Wanneer iemand jou de weg vraagt, gebruik je vaak oriëntatiepunten om de richting te wijzen. Denk bijvoorbeeld aan: ‘de bakker vind je naast de grote kerk’, waarbij de kerk het oriëntatiepunt is. Uit nieuw onderzoek blijkt dat het uitmaakt waar je deze landmark in je zin plaatst. Mensen blijken hun bestemming sneller te vinden wanneer je het oriëntatiepunt eerder noemt. Dus: ‘naast de grote kerk vind je de bakker’.
Waar is Wally?
De onderzoekers ontdekten dit met behulp van het boek Waar is Wally?. Allereerst vroegen ze proefpersonen om in hun eigen woorden uit te leggen waar Wally (het target) zich op een bomvol plaatje bevond. Niet geheel verrassend gebruikten ze hiervoor vaak oriëntatiepunten.
Maar waar de deelnemers de oriëntatiepunten plaatsten in hun zin, hing af van de opvallendheid van deze landmarks. Wanneer het punt duidelijk aanwezig was, noemden ze het aan het begin van de zin. Wanneer het meer op de achtergrond lag, kwam het punt pas aan het einde van de zin voor.

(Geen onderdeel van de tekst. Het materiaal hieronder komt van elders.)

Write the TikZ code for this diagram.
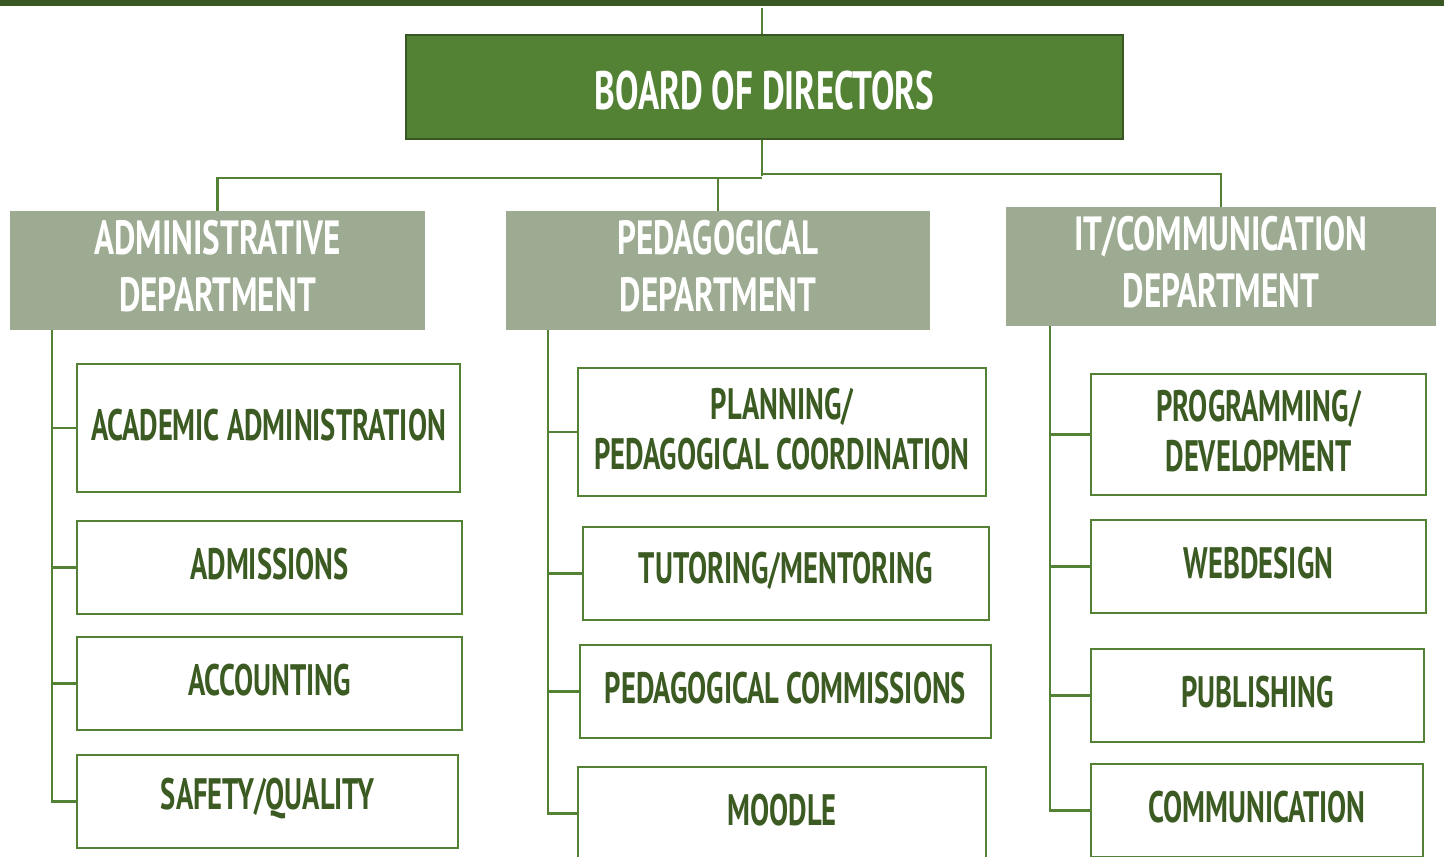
\documentclass[tikz,border=0pt]{standalone}
\usepackage{fontspec}
\newfontfamily\cond{PT Sans}[FakeStretch=0.65]
\newfontfamily\conddept{PT Sans}[FakeStretch=0.69]
\definecolor{topbar}{HTML}{385723}
\definecolor{boardfill}{HTML}{548235}
\definecolor{deptfill}{HTML}{9CAB91}
\definecolor{linegreen}{HTML}{548235}
\definecolor{textgreen}{HTML}{3B5B22}
\begin{document}
\begin{tikzpicture}[x=1pt,y=-1pt,
  boardbox/.style={draw=topbar,line width=1.2pt,fill=boardfill,text=white,minimum width=717pt,minimum height=104pt,inner sep=0pt,font=\cond\bfseries\fontsize{54}{60}\selectfont},
  deptbox/.style={fill=deptfill,text=white,inner sep=0pt,align=center,font=\conddept\bfseries\fontsize{48}{57}\selectfont,minimum height=119pt},
  subbox/.style={draw=linegreen,line width=2pt,fill=white,text=textgreen,inner sep=0pt,align=center,font=\cond\bfseries\fontsize{44}{50}\selectfont},
  lbl/.style={inner sep=0pt,align=center},
  conn/.style={draw=linegreen,line width=2.5pt}]
\useasboundingbox (0,0) rectangle (1444,857);
\fill[topbar] (0,0) rectangle (1444,6);
\coordinate (top) at (762,8);
\node[boardbox,text=boardfill] (board) at (764.5,87) {};
\node[lbl,font=\cond\bfseries\fontsize{54}{60}\selectfont,text=white] at (764.5,91) {BOARD OF DIRECTORS};
\node[deptbox,minimum width=415pt] (admin) at (217.5,270.5) {};
\node[deptbox,minimum width=424pt] (ped) at (718,270.5) {};
\node[deptbox,minimum width=430pt] (it) at (1221,266.5) {};
\node[deptbox,fill=none,minimum height=0pt] at (217.5,266.5) {ADMINISTRATIVE\\DEPARTMENT};
\node[deptbox,fill=none,minimum height=0pt] at (718,266.5) {PEDAGOGICAL\\DEPARTMENT};
\node[deptbox,fill=none,minimum height=0pt] at (1221,262.5) {IT/COMMUNICATION\\DEPARTMENT};
% admin column
\node[subbox,minimum width=383pt,minimum height=128pt] (a1) at (268.5,428) {};
\node[subbox,minimum width=385pt,minimum height=93pt] (a2) at (269.5,567.5) {};
\node[subbox,minimum width=385pt,minimum height=93pt] (a3) at (269.5,683.5) {};
\node[subbox,minimum width=381pt,minimum height=93pt] (a4) at (267.5,801.5) {};
% ped column
\node[subbox,minimum width=408pt,minimum height=128pt] (p1) at (782,432) {};
\node[subbox,minimum width=406pt,minimum height=93pt] (p2) at (786,573.5) {};
\node[subbox,minimum width=411pt,minimum height=93pt] (p3) at (785.5,691.5) {};
\node[subbox,minimum width=408pt,minimum height=93pt] (p4) at (782,813.5) {};
% it column
\node[subbox,minimum width=335pt,minimum height=121pt] (i1) at (1258.5,434.5) {};
\node[subbox,minimum width=335pt,minimum height=93pt] (i2) at (1258.5,566.5) {};
\node[subbox,minimum width=333pt,minimum height=93pt] (i3) at (1257.5,695.5) {};
\node[subbox,minimum width=332pt,minimum height=93pt] (i4) at (1257,810.5) {};
% labels
\begin{scope}[every node/.style={lbl,text=textgreen,font=\cond\bfseries\fontsize{44}{50}\selectfont}]
\node at ([yshift=3pt]a1.center) {ACADEMIC ADMINISTRATION};
\node at ([yshift=3pt]a2.center) {ADMISSIONS};
\node at ([yshift=3pt]a3.center) {ACCOUNTING};
\node at ([yshift=3pt]a4.center) {SAFETY/QUALITY};
\node at ([yshift=3pt]p1.center) {PLANNING/\\PEDAGOGICAL COORDINATION};
\node at ([yshift=3pt]p2.center) {TUTORING/MENTORING};
\node at ([yshift=3pt]p3.center) {PEDAGOGICAL COMMISSIONS};
\node at ([yshift=3.5pt]p4.center) {MOODLE};
\node at ([yshift=3.5pt]i1.center) {PROGRAMMING/\\DEVELOPMENT};
\node at ([yshift=3pt]i2.center) {WEBDESIGN};
\node at ([yshift=3pt]i3.center) {PUBLISHING};
\node at ([yshift=3pt]i4.center) {COMMUNICATION};
\end{scope}
% top connectors
\draw[conn] (top) -- (top |- board.north);
\coordinate (j) at (762,176);
\draw[conn] (board.south -| j) -- (j);
\draw[conn] (762,178) -| (admin.north);
\draw[conn] (762,178) -| (ped.north);
\draw[conn] (762,174) -| (it.north);
% spines
\coordinate (sa) at (52,330);
\coordinate (sp) at (548,330);
\coordinate (si) at (1050,326);
\draw[conn] (sa) |- (a4.west);
\foreach \n in {a1,a2,a3} \draw[conn] (sa |- \n.west) -- (\n.west);
\draw[conn] (sp) |- (p4.west);
\foreach \n in {p1,p2,p3} \draw[conn] (sp |- \n.west) -- (\n.west);
\draw[conn] (si) |- (i4.west);
\foreach \n in {i1,i2,i3} \draw[conn] (si |- \n.west) -- (\n.west);
\end{tikzpicture}
\end{document}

Vervolgens werd getest welke volgorde het meest effectief was. Uit dit experiment bleek dat mensen Wally significant sneller konden vinden wanneer het oriëntatiepunt voorin de zin werd genoemd.
Rode jas
Er is echter wel een uitzondering. Wanneer het target zelf erg opvallend is, moet je deze als eerste noemen. “Stel dat we ergens afspreken om koffie te gaan drinken en je probeert mij te vertellen hoe ik je kan vinden”, mailt hoofdonderzoeker Alasdair Clarke. “Als je een felrode jas draagt, moet je dit als eerste vertellen en komen de oriëntatiepunten later.”
Dus volgende keer als er iemand naar je toe komt om de weg naar de bakker te vragen, weet je wat je te doen staat. Je moet je eerst bedenken hoe opvallend de bakker zelf is en vervolgens beslissen waar je hem in de zin plaatst.
Bronnen: Frontiers in Psychology, EurekAlert!